I started my day at Meguro River, a popular cherry blossom spot in Tokyo. It is a short walk from Naka Meguro Station and lined by cherry trees. There weren't many flowers open when I was there, but it will not be long before the river is covered in beautiful sakura flowers. While hanami is a popular activity associated with the cherry blossom season, picnicking under the cherry trees is not allowed at the Meguro River. But, the route is lined with many cafes and restaurants, making it a convenient alternative to picnicking. However, just going for a stroll under the trees more than makes up for it. The flowers will be illuminated from April 1 to 10 from 17:00 to 21:00, perfect for a romantic stroll under the stars and blossoms.
My next stop was Shinjuku Gyoen, where the cherry blossom season goes on for quite some time thanks to the different cherry blossom varieties. The early flowering cherry tree varieties have started to lose their petals but are still nice to see, while the most common cherry tree variety, the Somei Yoshino has just started to blossom. It would be a few more weeks before the late flowering cherry tree varities make their debut this year. The garden was bustling with activity when I was there, with tourists, exercise groups and many groups picnicking under the trees. However, Shinjuku Gyoen is large enough to accomodate everyone and it didn't feel cramped or crowded at any point when I was there.
From Shinjuku, I made my way to Chidorigafuchi, a path along the moats of the former Edo Castle. Hundreds of cherry trees line the path, creating one of Tokyo's most outstanding cherry blossoms sights. Thanks to the good weather, I saw many people rowing in the moat and getting closer to the cherry blossoms that hung over the water. Many of the flowers I saw today were still a couple more days from opening and a few more days to reaching full bloom. Like at Meguro River, picnicking is not allowed at Chidorigafuchi and there are no festival stalls along the way. Visitors are also required to take their rubbish away with them. The trees at Chidorigafuchi are illuminated through to April 3 from sunset to 22:00.
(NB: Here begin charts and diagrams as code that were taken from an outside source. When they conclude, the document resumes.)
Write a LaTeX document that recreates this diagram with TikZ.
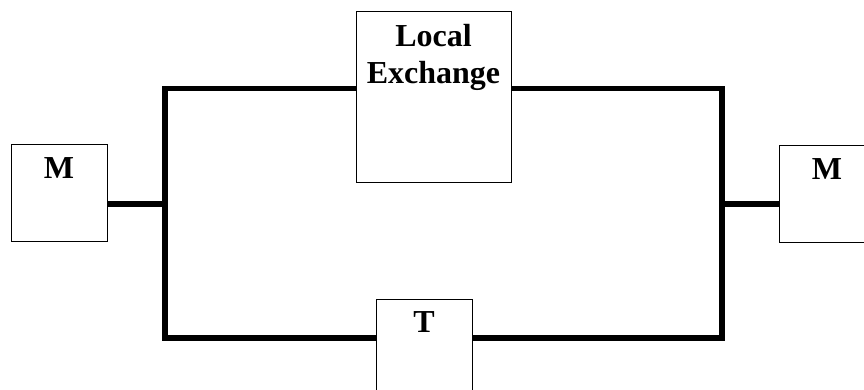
\documentclass[tikz,border=0pt]{standalone}
\usepackage{fontspec}
\setmainfont{Liberation Serif}
\usepackage{tikz}
\usetikzlibrary{calc}

\begin{document}
\begin{tikzpicture}[x=1pt, y=-1pt,
        box/.style={draw, line width=1pt, fill=white, inner sep=0pt},
        boxtext/.style={anchor=north, inner sep=0pt, yshift=-13pt, align=center,
            font=\fontsize{32}{37}\selectfont\bfseries},
        rail/.style={line width=5.5pt, line cap=butt, line join=miter}]
        \useasboundingbox (0,0) rectangle (864,390);

        % the four corners of the loop
        \coordinate (tl) at (165,88.5);
        \coordinate (tr) at (722,88.5);
        \coordinate (bl) at (165,338);
        \coordinate (br) at (722,338);
        \coordinate (jl) at (165,204);
        \coordinate (jr) at (722,204);

        \node[box, minimum width=96, minimum height=96, label={[boxtext]north:M}] (mleft) at (59,193) {};
        \node[box, minimum width=96, minimum height=96, label={[boxtext]north:M}] (mright) at (827,194) {};
        \node[box, minimum width=155, minimum height=171, label={[boxtext]north:{Local\\Exchange}}] (lex) at (433.5,97.5) {};
        \node[box, minimum width=96, minimum height=96, label={[boxtext]north:T}] (tbox) at (424,347) {};

        \draw[rail] (lex.west |- tl) -- (tl) -- (bl) -- (tbox.west |- bl);
        \draw[rail] (lex.east |- tr) -- (tr) -- (br) -- (tbox.east |- br);
        \draw[rail] (jl -| mleft.east) -- (jl);
        \draw[rail] (jr -| mright.west) -- (jr);
    \end{tikzpicture}
\end{document}
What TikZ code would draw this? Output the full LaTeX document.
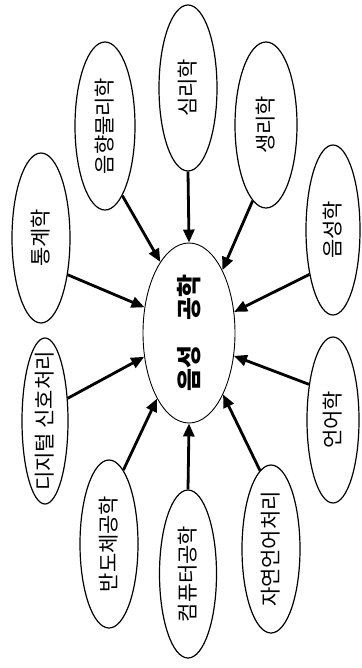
\documentclass[tikz,border=0pt]{standalone}
\usepackage{fontspec}
\newfontfamily\kr{Noto Sans CJK KR}
\usetikzlibrary{shapes.geometric,arrows.meta}
\newcommand\vtxt[1]{\rotatebox{90}{\makebox[0pt]{#1}}}
\begin{document}
\begin{tikzpicture}[x=1pt,y=-1pt,
  topic/.style={ellipse,draw,line width=1.2pt,inner sep=0pt,font=\kr\fontsize{21}{21}\selectfont},
  hub/.style={ellipse,draw,line width=0.9pt,inner sep=0pt,font=\kr\bfseries\fontsize{25}{25}\selectfont},
  arr/.style={line width=2.8pt,-{Triangle[length=13pt,width=11pt]}}]
\useasboundingbox (0,0) rectangle (361,668);
\node[hub,minimum width=92pt,minimum height=180pt] (C) at (189,333) {\vtxt{음성\hspace{1em}공학}};
\node[topic,minimum width=58pt,minimum height=170pt] (S) at (41,238) {\vtxt{통계학}};
\node[topic,minimum width=60pt,minimum height=168pt] (A) at (105,126) {\vtxt{음향물리학}};
\node[topic,minimum width=58pt,minimum height=166pt] (P) at (188,88) {\vtxt{심리학}};
\node[topic,minimum width=62pt,minimum height=166pt] (R) at (266,125) {\vtxt{생리학}};
\node[topic,minimum width=54pt,minimum height=170pt] (E) at (333,230) {\vtxt{음성학}};
\node[topic,minimum width=46pt,minimum height=166pt] (D) at (45,421) {\vtxt{디지털 신호처리}};
\node[topic,minimum width=58pt,minimum height=168pt] (B) at (109,544) {\vtxt{반도체공학}};
\node[topic,minimum width=57pt,minimum height=168pt] (M) at (188,574) {\vtxt{컴퓨터공학}};
\node[topic,minimum width=58pt,minimum height=168pt] (N) at (271,549) {\vtxt{자연언어처리}};
\node[topic,minimum width=52pt,minimum height=166pt] (L) at (333,420) {\vtxt{언어학}};
\draw[arr] (S.-54) -- (C.150);
\draw[arr] (A.-76) -- (C.112);
\draw[arr] (P.south) -- (C.north);
\draw[arr] (R.260) -- (C.62);
\draw[arr] (E.242) -- (C.25);
\draw[arr] (D.45) -- (C.208);
\draw[arr] (B.79) -- (C.244);
\draw[arr] (M.north) -- (C.south);
\draw[arr] (N.98) -- (C.-61);
\draw[arr] (L.124) -- (C.-27);
\end{tikzpicture}
\end{document}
My last spot for the day was Ueno Park, one of the most popular and busiest cherry blossom spots in Tokyo. It was crowded when I was there today, both at Ueno Park and around Shinobazu Pond. The flowers improved just a little bit since the last time Scott was there three days ago. Many of the flowers buds are just a couple of days from opening and it will not be long before the cherry trees reach full bloom in Ueno Park. The cherry trees in Ueno Park will be illuminated from 17:00 to 20:00 until April 10.